Une démarche qui s’apparente un peu à celle de Stéphan Forté et de ce qu’il fait avec Adagio ?
Absolument. Stéphan fait un super boulot. C’est un excellent musicien, un guitariste hors pair. Il fait partie des gens qui ont écouté Malmsteen et qui ont dû trouver leur voie ailleurs. Il est également issu d’une autre génération. Il a des influences qui peuvent aller jusqu’au black-metal. Je trouve ça cool et c’est un mec que j’aime bien. 
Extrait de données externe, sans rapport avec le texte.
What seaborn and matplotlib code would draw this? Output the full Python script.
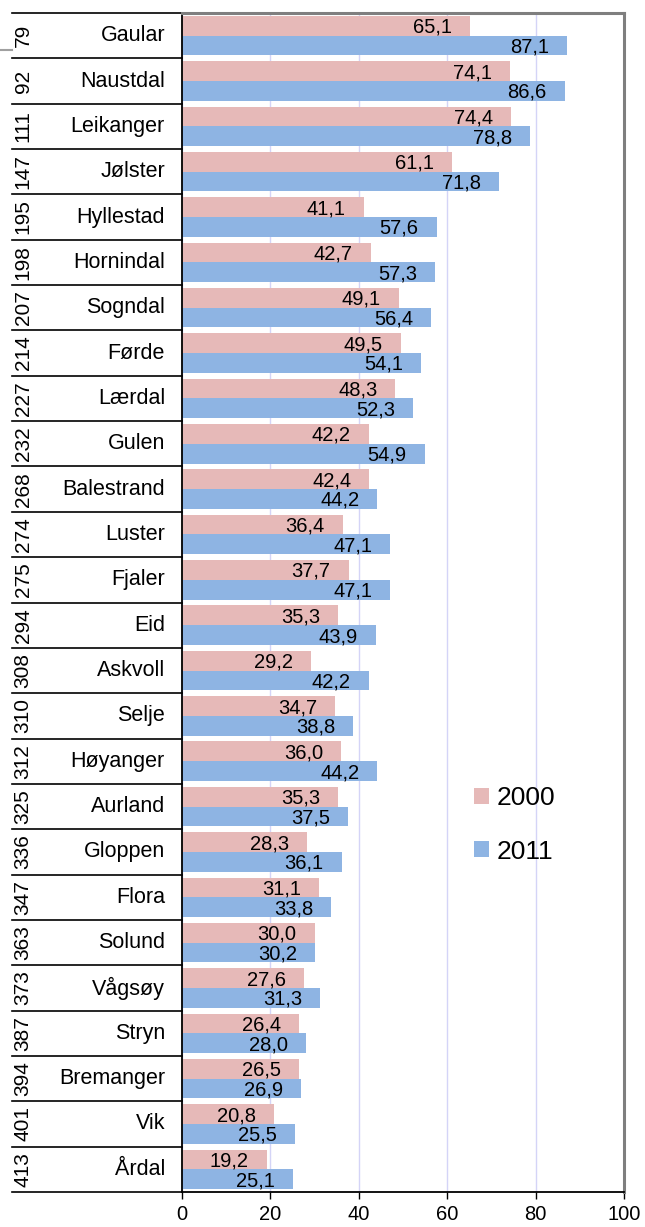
import matplotlib
matplotlib.use("Agg")
import matplotlib.pyplot as plt
import seaborn as sns
import pandas as pd
from matplotlib.lines import Line2D
from matplotlib.patches import Patch
from matplotlib.transforms import blended_transform_factory

ranks = [79, 92, 111, 147, 195, 198, 207, 214, 227, 232, 268, 274, 275, 294, 308,
         310, 312, 325, 336, 347, 363, 373, 387, 394, 401, 413]
names = ["Gaular", "Naustdal", "Leikanger", "Jølster", "Hyllestad", "Hornindal",
         "Sogndal", "Førde", "Lærdal", "Gulen", "Balestrand", "Luster", "Fjaler",
         "Eid", "Askvoll", "Selje", "Høyanger", "Aurland", "Gloppen", "Flora",
         "Solund", "Vågsøy", "Stryn", "Bremanger", "Vik", "Årdal"]
v2000 = [65.1, 74.1, 74.4, 61.1, 41.1, 42.7, 49.1, 49.5, 48.3, 42.2, 42.4, 36.4, 37.7,
         35.3, 29.2, 34.7, 36.0, 35.3, 28.3, 31.1, 30.0, 27.6, 26.4, 26.5, 20.8, 19.2]
v2011 = [87.1, 86.6, 78.8, 71.8, 57.6, 57.3, 56.4, 54.1, 52.3, 54.9, 44.2, 47.1, 47.1,
         43.9, 42.2, 38.8, 44.2, 37.5, 36.1, 33.8, 30.2, 31.3, 28.0, 26.9, 25.5, 25.1]
years = ["2000", "2011"]
xticks = [0, 20, 40, 60, 80, 100]

PINK = "#E6B9B8"
BLUE = "#8EB4E3"

df = pd.DataFrame({
    "name": names * 2,
    "value": v2000 + v2011,
    "year": [years[0]] * len(names) + [years[1]] * len(names),
})

W, H = 645, 1227
fig = plt.figure(figsize=(W / 100, H / 100), dpi=100)
plt.rcParams["font.family"] = ["Liberation Sans", "DejaVu Sans"]
ax = fig.add_axes([182 / W, 1 - 1192 / H, (624 - 182) / W, (1192 - 13) / H])

sns.barplot(data=df, x="value", y="name", hue="year", orient="h",
            palette=[PINK, BLUE], width=0.87, saturation=1, ax=ax,
            linewidth=0, legend=False, order=names, hue_order=years)

ax.set_xlim(0, 100)
ax.set_ylim(len(names) - 0.5, -0.5)
ax.set_xticks(xticks)
ax.set_xticklabels([str(t) for t in xticks], fontsize=14.5)
ax.tick_params(axis="x", direction="out", length=5, width=1, colors="black", pad=4)
ax.tick_params(axis="y", left=False, labelleft=False)
ax.set_xlabel("")
ax.set_ylabel("")
ax.grid(axis="x", color="#D4D4F7", lw=1)
ax.set_axisbelow(True)
for s in ["left", "bottom"]:
    ax.spines[s].set_color("black")
    ax.spines[s].set_linewidth(1.3)
for s in ["top", "right"]:
    ax.spines[s].set_color("#7F7F7F")
    ax.spines[s].set_linewidth(2.2)

# value labels, inside end
for cont in ax.containers:
    for rect in cont:
        w = rect.get_width()
        yc = rect.get_y() + rect.get_height() / 2
        ax.annotate(f"{w:.1f}".replace(".", ","), xy=(w, yc), xytext=(-18, -1.5),
                    textcoords="offset pixels", ha="right", va="center",
                    fontsize=14.5, color="black")

# left table
tr = blended_transform_factory(fig.transFigure, ax.transData)
for i in range(len(names) + 1):
    ax.add_line(Line2D([12 / W, 182 / W], [i - 0.5, i - 0.5], transform=tr,
                       color="black", lw=1.2, clip_on=False))
for i, (r, n) in enumerate(zip(ranks, names)):
    ax.text(165 / W, i, n, transform=tr, ha="right", va="center", fontsize=15.5)
    ax.text(23 / W, i, str(r), transform=tr, ha="center", va="center",
            rotation=90, fontsize=15)

fig.add_artist(Line2D([0, 12 / W], [1 - 50 / H, 1 - 50 / H], transform=fig.transFigure,
                      color="#A0A0A0", lw=1.5))

handles = [Patch(facecolor=PINK, edgecolor="none"), Patch(facecolor=BLUE, edgecolor="none")]
ax.legend(handles, years, loc="center left", bbox_to_anchor=(474 / W, 1 - 825 / H),
          bbox_transform=fig.transFigure, frameon=False, fontsize=19,
          handlelength=0.55, handleheight=0.55, handletextpad=0.3,
          labelspacing=1.1, borderpad=0, borderaxespad=0)

fig.savefig("out.png", dpi=100)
As-tu un dernier mot pour nos lecteurs ?
Ce n’est pas facile de faire une conclusion sur un projet comme celui-ci. On l’a mené sincèrement, avec passion. Ce fut une expérience intéressante et je pense que cela peut ne pas plaire à tout le monde. Certains seront sans doute surpris, déçus , d’autres craqueront peut-être. Je suis fier du résultat, mais je reste conscient que c’est perfectible.